Now that the holiday numbers are in for US retailers, it’s time again for the annual ritual of shuttering some under-performing stores. One of the first is J.C. Penney Co. (NYSE: JCP), which has announced the appointments of two new directors to its board. Another company that can expect to see some changes soon is Radio Shack Corp. (NYSE: RSH), which has announced the retirement of its CEO in May. And other changes are sure to follow.
At Penney’s, the new directors, activist investor William Ackerman and Vornado Realty Trust chairman Steve Roth, have already had an impact even though they won’t be officially seated until the board meeting on February 22. The retailer plans to close six department stores and 19 outlet stores, as well as consolidate its call center operations. Radio Shack’s earnings have suffered, and the store has been a takeover target for the last year, but there hasn’t been a lot of interest.

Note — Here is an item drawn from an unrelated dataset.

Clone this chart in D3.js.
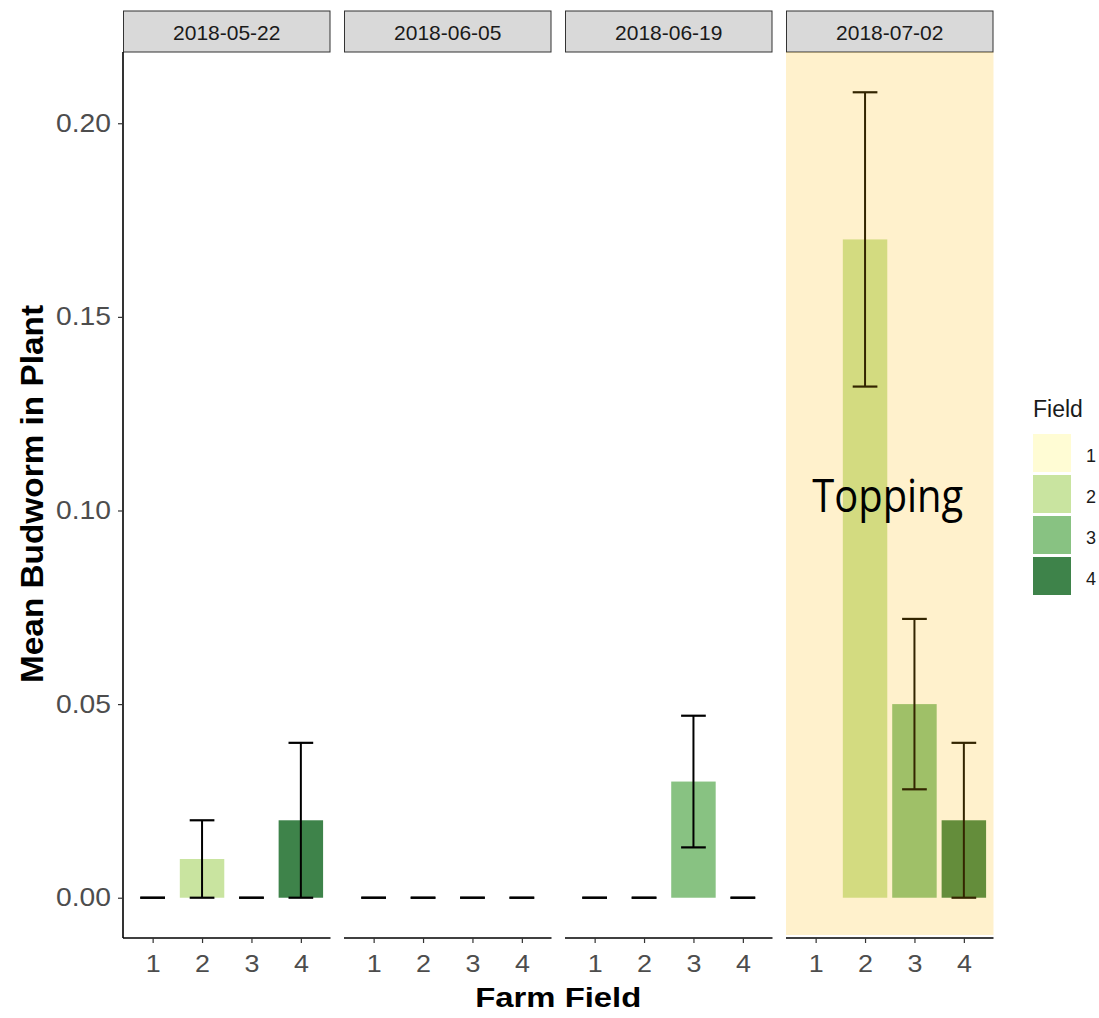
<!DOCTYPE html>
<meta charset="utf-8">
<style>
body { margin: 0; background: #fff; }
text { font-family: "Liberation Sans", Arial, sans-serif; }
</style>
<body>
<script src="https://d3js.org/d3.v7.min.js"></script>
<script>
// values
var dates = ["2018-05-22", "2018-06-05", "2018-06-19", "2018-07-02"];
var fields = ["1", "2", "3", "4"];
var fieldColors = ["#FFFCD4", "#C9E4A0", "#88C282", "#3E834A"];
var means = [[0, 0.01, 0, 0.02], [0, 0, 0, 0], [0, 0, 0.03, 0], [null, 0.17, 0.05, 0.02]];
var lower = [[0, 0, 0, 0], [0, 0, 0, 0], [0, 0, 0.013, 0], [null, 0.132, 0.028, 0]];
var upper = [[0, 0.02, 0, 0.04], [0, 0, 0, 0], [0, 0, 0.047, 0], [null, 0.208, 0.072, 0.04]];
var yTicks = [0, 0.05, 0.10, 0.15, 0.20];
var highlightPanel = 3;

var W = 1099, H = 1018;
var left = 123, panelW = 207.5, gap = 13.5;
var plotTop = 52, plotBottom = 938, stripH = 41;

var svg = d3.select("body").append("svg").attr("width", W).attr("height", H);

// the source picture is a bit wider than tall; widen text to match
function stretch(sel, k) {
  sel.each(function() {
    var w = this.getComputedTextLength();
    d3.select(this).attr("textLength", w * k).attr("lengthAdjust", "spacingAndGlyphs");
  });
}

var y = d3.scaleLinear().domain([-0.0104, 0.2184]).range([plotBottom, plotTop]);
var x = d3.scaleLinear().domain([0.4, 4.6]).range([0, panelW]);
var step = x(2) - x(1);

dates.forEach(function(date, p) {
  var g = svg.append("g").attr("transform", "translate(" + (left + p * (panelW + gap)) + ",0)");

  // strip
  g.append("rect").attr("x", 0.5).attr("y", plotTop - stripH).attr("width", panelW - 1).attr("height", stripH)
    .attr("fill", "#D9D9D9").attr("stroke", "#333").attr("stroke-width", 1);
  g.append("text").attr("x", panelW / 2).attr("y", 40)
    .attr("text-anchor", "middle").attr("font-size", 21).attr("fill", "#1A1A1A").text(date);

  var rows = fields.map(function(f, i) {
    return {f: +f, i: i, m: means[p][i], lo: lower[p][i], hi: upper[p][i]};
  }).filter(function(d) { return d.m !== null; });

  // bars
  g.selectAll(".bar").data(rows.filter(function(d) { return d.m > 0; })).enter().append("rect")
    .attr("x", function(d) { return x(d.f) - 0.45 * step; })
    .attr("width", 0.9 * step)
    .attr("y", function(d) { return y(d.m); })
    .attr("height", function(d) { return y(0) - y(d.m); })
    .attr("fill", function(d) { return fieldColors[d.i]; });

  // error bars
  var eb = g.selectAll(".eb").data(rows).enter().append("g");
  eb.append("line")
    .attr("x1", function(d) { return x(d.f); }).attr("x2", function(d) { return x(d.f); })
    .attr("y1", function(d) { return y(d.lo); }).attr("y2", function(d) { return y(d.hi); })
    .attr("stroke", "#000").attr("stroke-width", 2);
  ["lo", "hi"].forEach(function(k) {
    eb.append("line")
      .attr("x1", function(d) { return x(d.f) - 0.25 * step; })
      .attr("x2", function(d) { return x(d.f) + 0.25 * step; })
      .attr("y1", function(d) { return y(d[k]); }).attr("y2", function(d) { return y(d[k]); })
      .attr("stroke", "#000").attr("stroke-width", 2.2);
  });

  // highlight overlay
  if (p === highlightPanel) {
    g.append("rect").attr("x", 0).attr("y", plotTop).attr("width", panelW).attr("height", plotBottom - plotTop - 3)
      .attr("fill", "rgb(255,185,0)").attr("fill-opacity", 0.2);
    g.append("text").attr("x", panelW / 2 - 2).attr("y", 512)
      .attr("text-anchor", "middle").attr("font-size", 46).attr("fill", "#000")
      .attr("textLength", 151).attr("lengthAdjust", "spacingAndGlyphs")
      .style("font-family", "'Open Sans', 'Noto Sans', sans-serif").text("Topping");
  }

  // x axis
  var xa = g.append("g").attr("transform", "translate(0," + plotBottom + ")")
    .call(d3.axisBottom(x).tickValues([1, 2, 3, 4]).tickFormat(d3.format("d")).tickSize(5).tickPadding(12));
  xa.select(".domain").attr("stroke", "#000").attr("stroke-width", 1.6).attr("d", "M0,0H" + panelW);
  xa.selectAll(".tick line").attr("stroke", "#333").attr("stroke-width", 1.2);
  xa.selectAll(".tick text").attr("font-size", 24).attr("fill", "#4D4D4D")
    .style("font-family", "'Liberation Sans', Arial, sans-serif");
  stretch(xa.selectAll(".tick text"), 1.12);

  if (p === 0) {
    var ya = g.append("g")
      .call(d3.axisLeft(y).tickValues(yTicks).tickFormat(d3.format(".2f")).tickSize(5).tickPadding(7));
    ya.select(".domain").attr("stroke", "#000").attr("stroke-width", 1.6).attr("d", "M0," + plotTop + "V" + plotBottom);
    ya.selectAll(".tick line").attr("stroke", "#333").attr("stroke-width", 1.2);
    ya.selectAll(".tick text").attr("font-size", 25).attr("fill", "#4D4D4D")
      .style("font-family", "'Liberation Sans', Arial, sans-serif");
    stretch(ya.selectAll(".tick text"), 1.13);
  }
});

// axis titles
var xt = svg.append("text").attr("x", left + (4 * panelW + 3 * gap) / 2).attr("y", 1007)
  .attr("text-anchor", "middle").attr("font-size", 28).attr("font-weight", "bold").text("Farm Field");
xt.attr("textLength", 166).attr("lengthAdjust", "spacingAndGlyphs");
svg.append("text").attr("transform", "translate(43,494) rotate(-90)")
  .attr("text-anchor", "middle").attr("font-size", 31).attr("font-weight", "bold")
  .attr("textLength", 378).attr("lengthAdjust", "spacingAndGlyphs").text("Mean Budworm in Plant");

// legend
var lg = svg.append("g").attr("transform", "translate(1033,0)");
lg.append("text").attr("x", 0).attr("y", 417).attr("font-size", 23).attr("fill", "#1A1A1A").text("Field");
fields.forEach(function(f, i) {
  lg.append("rect").attr("x", 0).attr("y", 434 + i * 41).attr("width", 38).attr("height", 38)
    .attr("fill", fieldColors[i]);
  lg.append("text").attr("x", 53).attr("y", 434 + i * 41 + 28).attr("font-size", 18).attr("fill", "#1A1A1A").text(f);
});
</script>
</body>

Some other retailers having earnings difficulties and that may be in for some changes include American Eagle Outfitters, Inc. (NYSE: AEO), Hot Topic, Inc. (NASDAQ: HOTT), Aeropostale, Inc. (NYSE: ARO), and The Wet Seal, Inc. (NASDAQ: WTSLA).
American Eagle’s December same-store sales fell -11%, and sales fell by -6% across all stores. Whether the chain will have to close stores could be a decision for a new owner. Morningstar has listed American Eagle as its most likely retail takeover target for 2011. A buyer, presumably from among the private equity funds, would almost certainly reduce the number of stores.
Hot Topic has probably overbuilt and its poor showing in same-store sales for both November and December underscore the issue. For some reason company management has not reduced the number of stores and it continues to invest in an online music business that hasn’t got a chance of being successful.
Aeropostale posted weaker same-store sales in December, down 5% from a year ago. The company operates more than 900 stores, but if sales continue to decline, the company may have no choice but to close some stores. On the upside, the company has no long-term debt. Aeropostale’s stock trades about 10% higher than it did a year ago, but a poor same-store sales report for January could turn that around in a hurry.
Wet Seal has just named a new CEO, the former president and chief merchandising officer for American Eagle. Wet Seal’s P/E ratio for the trailing twelve months is just 4.31. The company has failed to grow sales and its operating margins are low. This company may have no other choice but to close stores to increase profitability. If it does that, however, its sales will suffer. The new CEO has her hands full with this one.
Rising prices for cotton will put a lot of pressure on profitability in the retail clothing sector. These companies have to hope that consumers are getting back into a buying mood again if the retailers expect to see growth in sales. Otherwise, store closings could become the path to profitability, sales be damned.